The end of dodgy https certificates?
Back in January I posted about the threat to HTTPS encryption posed by regimes who “own” both a telco and a trusted CA and are therefore theoretically able to generate secret certificates which allow them to mount country-scale man in the middle attacks to snoop on secure web communication.
Since then, there have been more signs of this approach when a security researcher was openly contacted by a telco with a request to help build them a MITM infrastructure. During their pitch to him they apparently explicitly discussed compelling a local CA to issue fake certificates that would facilitate their activities.
Key to defeating this threat is in auditing the activities of the CAs to ensure that these secret security busting certificates can’t exist. A once every few years check-box audit by a firm of management consultants is no match for a state intelligence agency, so a more transparent approach is needed and here it is.

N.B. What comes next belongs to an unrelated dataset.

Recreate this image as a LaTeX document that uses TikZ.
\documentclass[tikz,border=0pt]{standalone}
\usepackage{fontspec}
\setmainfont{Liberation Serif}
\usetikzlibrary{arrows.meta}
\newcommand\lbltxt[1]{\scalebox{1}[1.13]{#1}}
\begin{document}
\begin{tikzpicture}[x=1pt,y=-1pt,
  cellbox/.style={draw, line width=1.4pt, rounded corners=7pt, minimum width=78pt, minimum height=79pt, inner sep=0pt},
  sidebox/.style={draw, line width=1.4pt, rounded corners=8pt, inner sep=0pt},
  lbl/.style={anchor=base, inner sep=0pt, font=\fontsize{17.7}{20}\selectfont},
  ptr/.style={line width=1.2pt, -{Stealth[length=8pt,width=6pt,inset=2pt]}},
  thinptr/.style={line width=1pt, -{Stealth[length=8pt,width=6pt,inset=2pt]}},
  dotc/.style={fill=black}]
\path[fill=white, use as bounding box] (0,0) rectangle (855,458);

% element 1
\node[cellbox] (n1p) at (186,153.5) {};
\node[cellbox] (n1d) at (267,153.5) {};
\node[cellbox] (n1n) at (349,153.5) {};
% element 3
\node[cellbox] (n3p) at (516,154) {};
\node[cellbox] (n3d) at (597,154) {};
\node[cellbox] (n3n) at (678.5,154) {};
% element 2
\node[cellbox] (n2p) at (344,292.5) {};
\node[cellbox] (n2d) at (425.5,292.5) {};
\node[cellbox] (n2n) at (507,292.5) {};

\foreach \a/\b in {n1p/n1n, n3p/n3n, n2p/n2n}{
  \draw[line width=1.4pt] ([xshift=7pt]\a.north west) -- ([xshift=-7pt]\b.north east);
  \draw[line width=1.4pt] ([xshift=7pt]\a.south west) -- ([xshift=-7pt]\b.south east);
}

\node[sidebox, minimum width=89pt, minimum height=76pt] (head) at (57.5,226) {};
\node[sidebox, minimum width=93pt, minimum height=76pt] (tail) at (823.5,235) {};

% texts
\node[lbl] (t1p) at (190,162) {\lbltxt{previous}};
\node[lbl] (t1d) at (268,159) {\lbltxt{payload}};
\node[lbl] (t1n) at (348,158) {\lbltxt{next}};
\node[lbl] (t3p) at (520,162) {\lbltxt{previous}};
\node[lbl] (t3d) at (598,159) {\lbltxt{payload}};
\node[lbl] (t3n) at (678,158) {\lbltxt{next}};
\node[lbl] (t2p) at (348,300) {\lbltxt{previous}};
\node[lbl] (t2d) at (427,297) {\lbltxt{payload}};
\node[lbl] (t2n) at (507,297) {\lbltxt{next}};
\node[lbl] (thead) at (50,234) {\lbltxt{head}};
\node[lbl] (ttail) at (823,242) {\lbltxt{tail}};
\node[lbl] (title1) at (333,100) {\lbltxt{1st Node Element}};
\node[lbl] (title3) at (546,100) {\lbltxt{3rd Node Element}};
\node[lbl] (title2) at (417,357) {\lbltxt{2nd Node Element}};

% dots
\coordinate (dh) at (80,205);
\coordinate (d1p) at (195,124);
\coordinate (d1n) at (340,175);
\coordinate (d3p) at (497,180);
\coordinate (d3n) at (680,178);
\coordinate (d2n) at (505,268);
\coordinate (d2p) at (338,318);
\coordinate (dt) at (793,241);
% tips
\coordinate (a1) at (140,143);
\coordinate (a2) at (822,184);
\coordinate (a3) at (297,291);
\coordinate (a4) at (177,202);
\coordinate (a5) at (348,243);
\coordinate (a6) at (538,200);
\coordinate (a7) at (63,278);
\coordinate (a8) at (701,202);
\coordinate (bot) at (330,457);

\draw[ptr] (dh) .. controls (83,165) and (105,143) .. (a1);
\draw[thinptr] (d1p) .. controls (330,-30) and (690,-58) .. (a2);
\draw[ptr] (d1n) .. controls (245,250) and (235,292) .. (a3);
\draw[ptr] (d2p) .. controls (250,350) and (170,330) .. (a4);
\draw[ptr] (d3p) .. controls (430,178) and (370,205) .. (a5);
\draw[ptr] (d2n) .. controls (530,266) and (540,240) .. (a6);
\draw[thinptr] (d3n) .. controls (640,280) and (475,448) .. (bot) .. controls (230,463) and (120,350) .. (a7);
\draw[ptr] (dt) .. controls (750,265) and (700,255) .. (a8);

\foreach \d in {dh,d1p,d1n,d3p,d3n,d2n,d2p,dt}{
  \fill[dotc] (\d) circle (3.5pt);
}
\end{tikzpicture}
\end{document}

RFC6962 is an experimental standard which envisages that CAs will publish certificates that they issue to a public log. If the signing authority for the certificate that my browser has been offered also adds signed proof that it has been submitted to one or more public logs then I can assume that all is above board and the site is safe. The fact that the log is public for anyone to audit ensures that fake certificates issued by the CA will quickly be found out and make this approach impossible. Of course if ElboniaTrustTM signs a certificate but omits proof that it has been logged then my browser will be able to draw certain conclusions!
It is probably wise not to get too excited at this point as this is an experimental rather than a standards track RFC. There is nothing that says CAs or browsers have to use the mechanisms proposed. It does however offer a decent hope of solving the rogue CA problem. Certainly I’ll be making choices about the CAs and browsers that I use based on their implementing this kind of technology in future.